_WHAT TO PRODUCE_
Select, from the data, each line where "matplotlib" occurs.

_COLLECTED DATA_
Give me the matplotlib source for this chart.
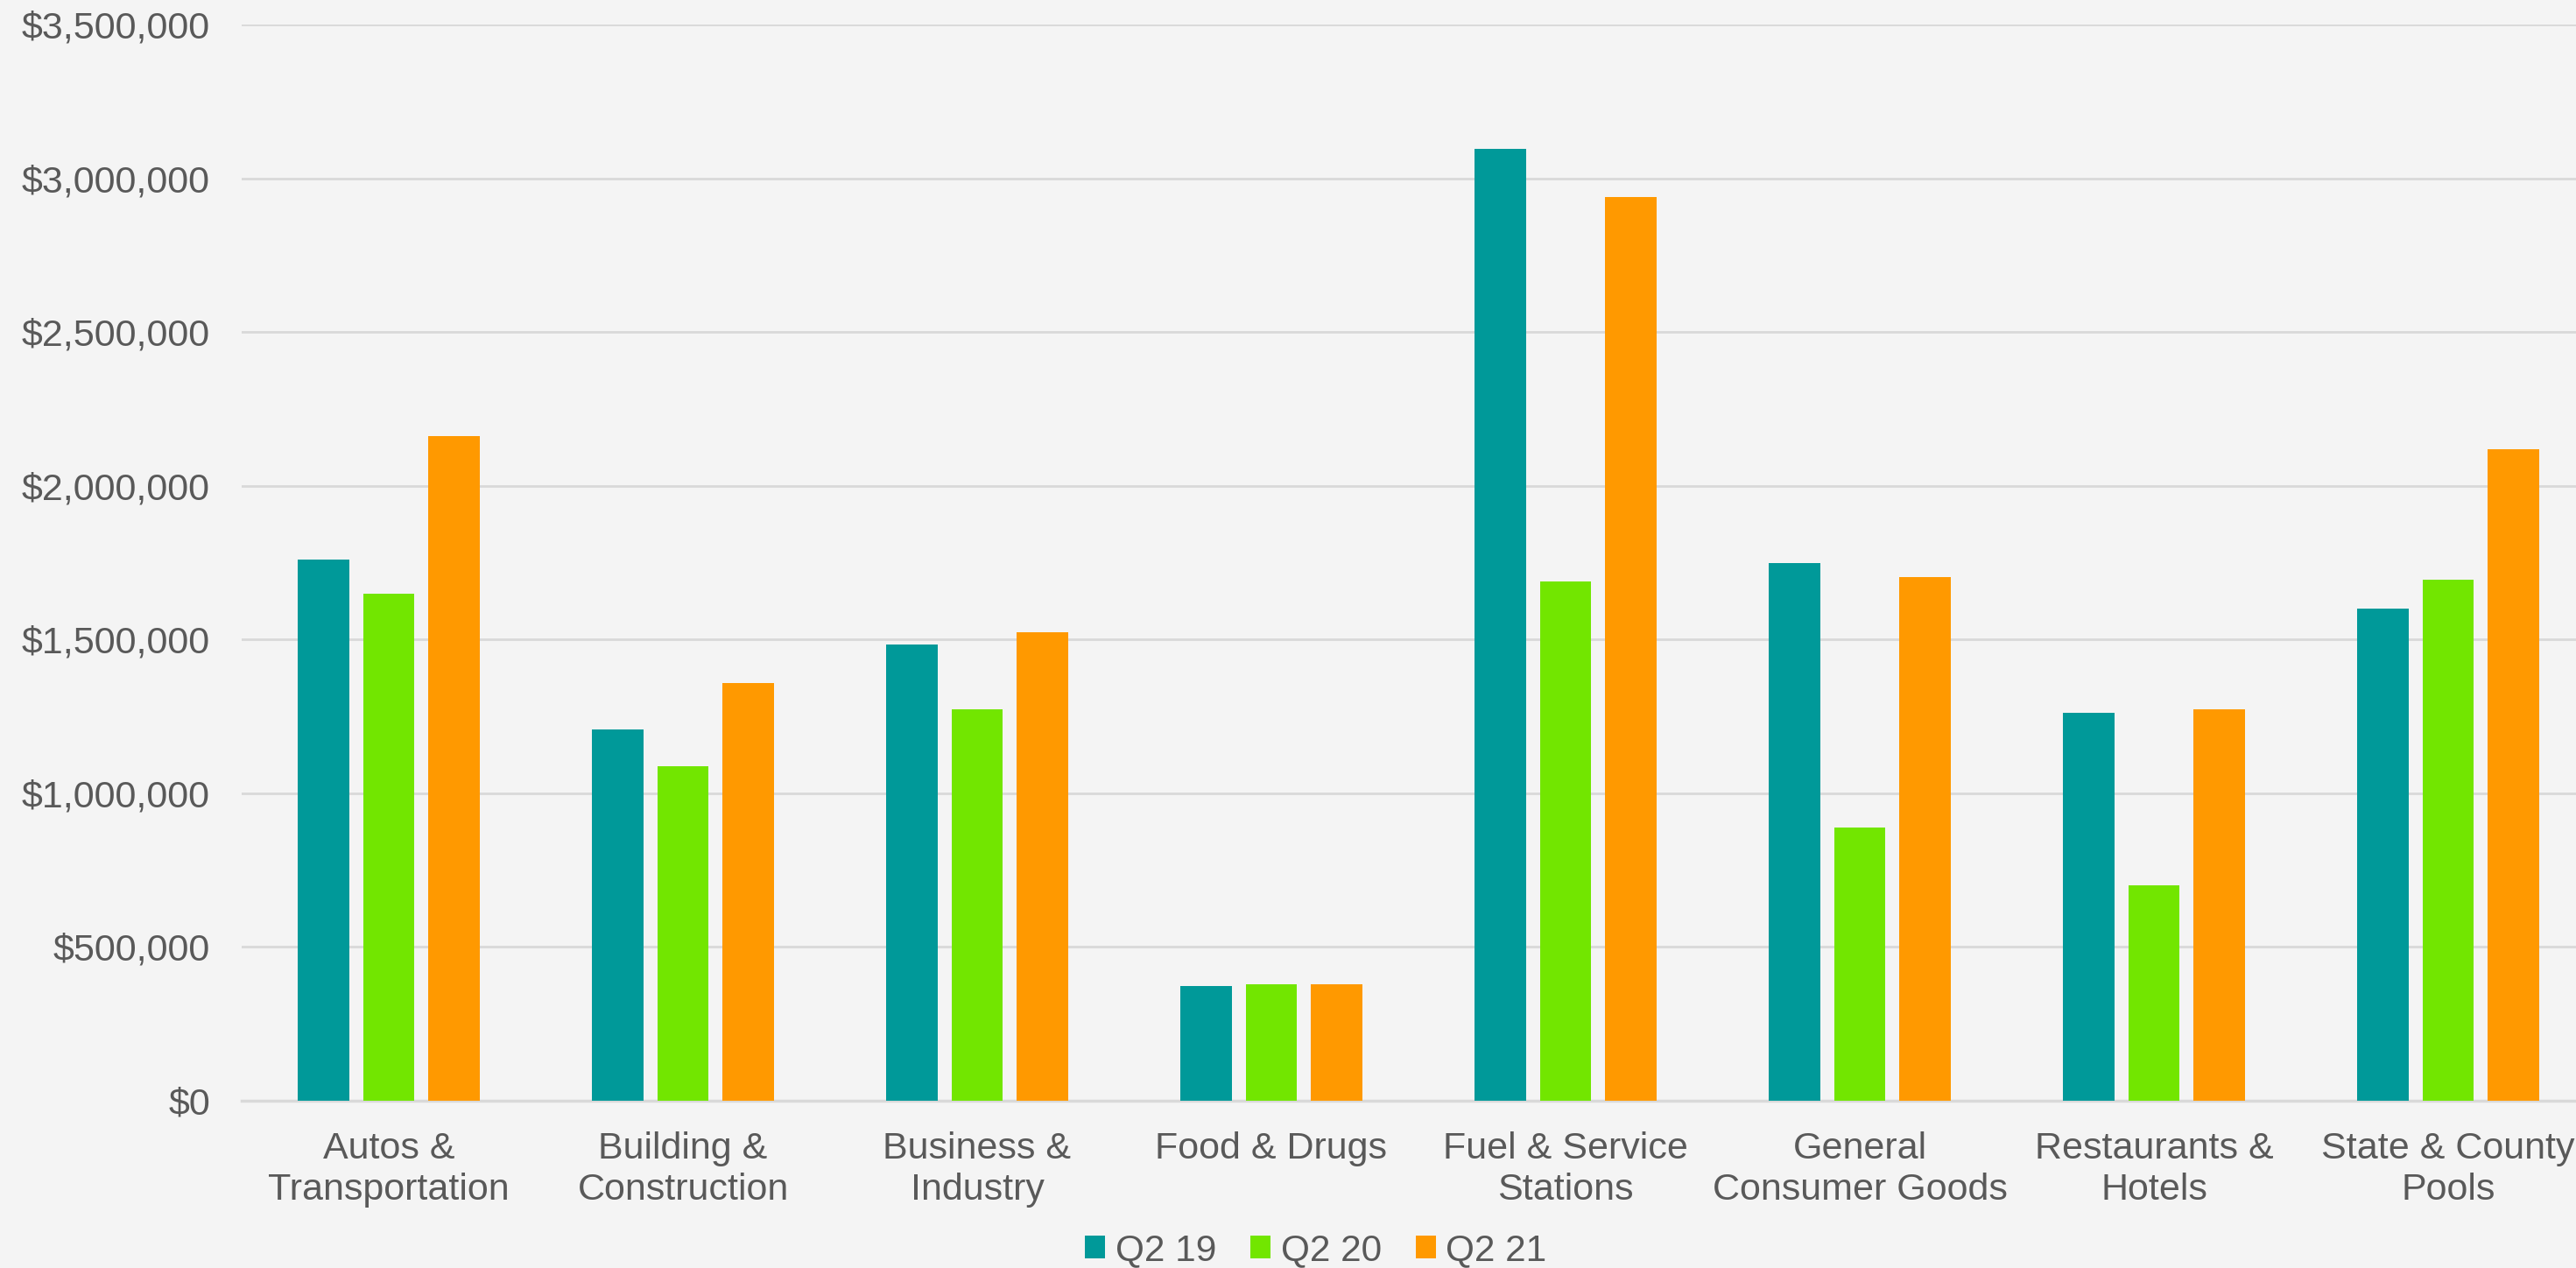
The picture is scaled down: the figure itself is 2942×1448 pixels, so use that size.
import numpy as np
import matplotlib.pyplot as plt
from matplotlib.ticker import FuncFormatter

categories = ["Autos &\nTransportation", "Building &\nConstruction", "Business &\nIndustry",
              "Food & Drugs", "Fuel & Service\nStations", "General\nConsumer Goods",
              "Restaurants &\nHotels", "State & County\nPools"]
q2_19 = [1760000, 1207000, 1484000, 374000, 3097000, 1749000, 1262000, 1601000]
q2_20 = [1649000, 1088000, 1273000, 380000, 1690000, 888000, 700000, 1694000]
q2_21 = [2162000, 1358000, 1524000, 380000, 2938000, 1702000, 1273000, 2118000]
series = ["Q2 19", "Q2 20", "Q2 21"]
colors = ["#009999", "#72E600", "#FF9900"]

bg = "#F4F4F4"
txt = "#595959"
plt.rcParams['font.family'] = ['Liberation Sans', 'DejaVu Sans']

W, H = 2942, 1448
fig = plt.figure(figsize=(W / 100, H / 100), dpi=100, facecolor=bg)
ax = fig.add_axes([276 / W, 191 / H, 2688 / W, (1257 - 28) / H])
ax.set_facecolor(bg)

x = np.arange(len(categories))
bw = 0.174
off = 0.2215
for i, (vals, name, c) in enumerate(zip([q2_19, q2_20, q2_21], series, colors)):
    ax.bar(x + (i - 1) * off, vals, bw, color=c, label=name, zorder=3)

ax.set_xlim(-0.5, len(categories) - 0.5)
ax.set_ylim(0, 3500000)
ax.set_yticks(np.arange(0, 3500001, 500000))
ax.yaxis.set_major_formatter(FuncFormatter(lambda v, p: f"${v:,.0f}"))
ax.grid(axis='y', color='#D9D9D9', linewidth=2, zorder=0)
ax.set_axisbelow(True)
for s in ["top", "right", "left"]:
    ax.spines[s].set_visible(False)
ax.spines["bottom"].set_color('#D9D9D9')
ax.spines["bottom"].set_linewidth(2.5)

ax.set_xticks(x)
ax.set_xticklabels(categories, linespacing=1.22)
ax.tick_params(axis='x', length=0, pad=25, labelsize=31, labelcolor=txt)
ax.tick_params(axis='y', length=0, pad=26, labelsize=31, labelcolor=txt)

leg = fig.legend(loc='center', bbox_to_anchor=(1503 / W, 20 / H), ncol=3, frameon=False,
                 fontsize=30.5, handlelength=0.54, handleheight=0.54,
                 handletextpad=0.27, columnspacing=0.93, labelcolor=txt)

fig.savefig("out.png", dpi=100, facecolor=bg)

_OUTPUT OF THE TASK_
Give me the matplotlib source for this chart.
import matplotlib.pyplot as plt
from matplotlib.ticker import FuncFormatter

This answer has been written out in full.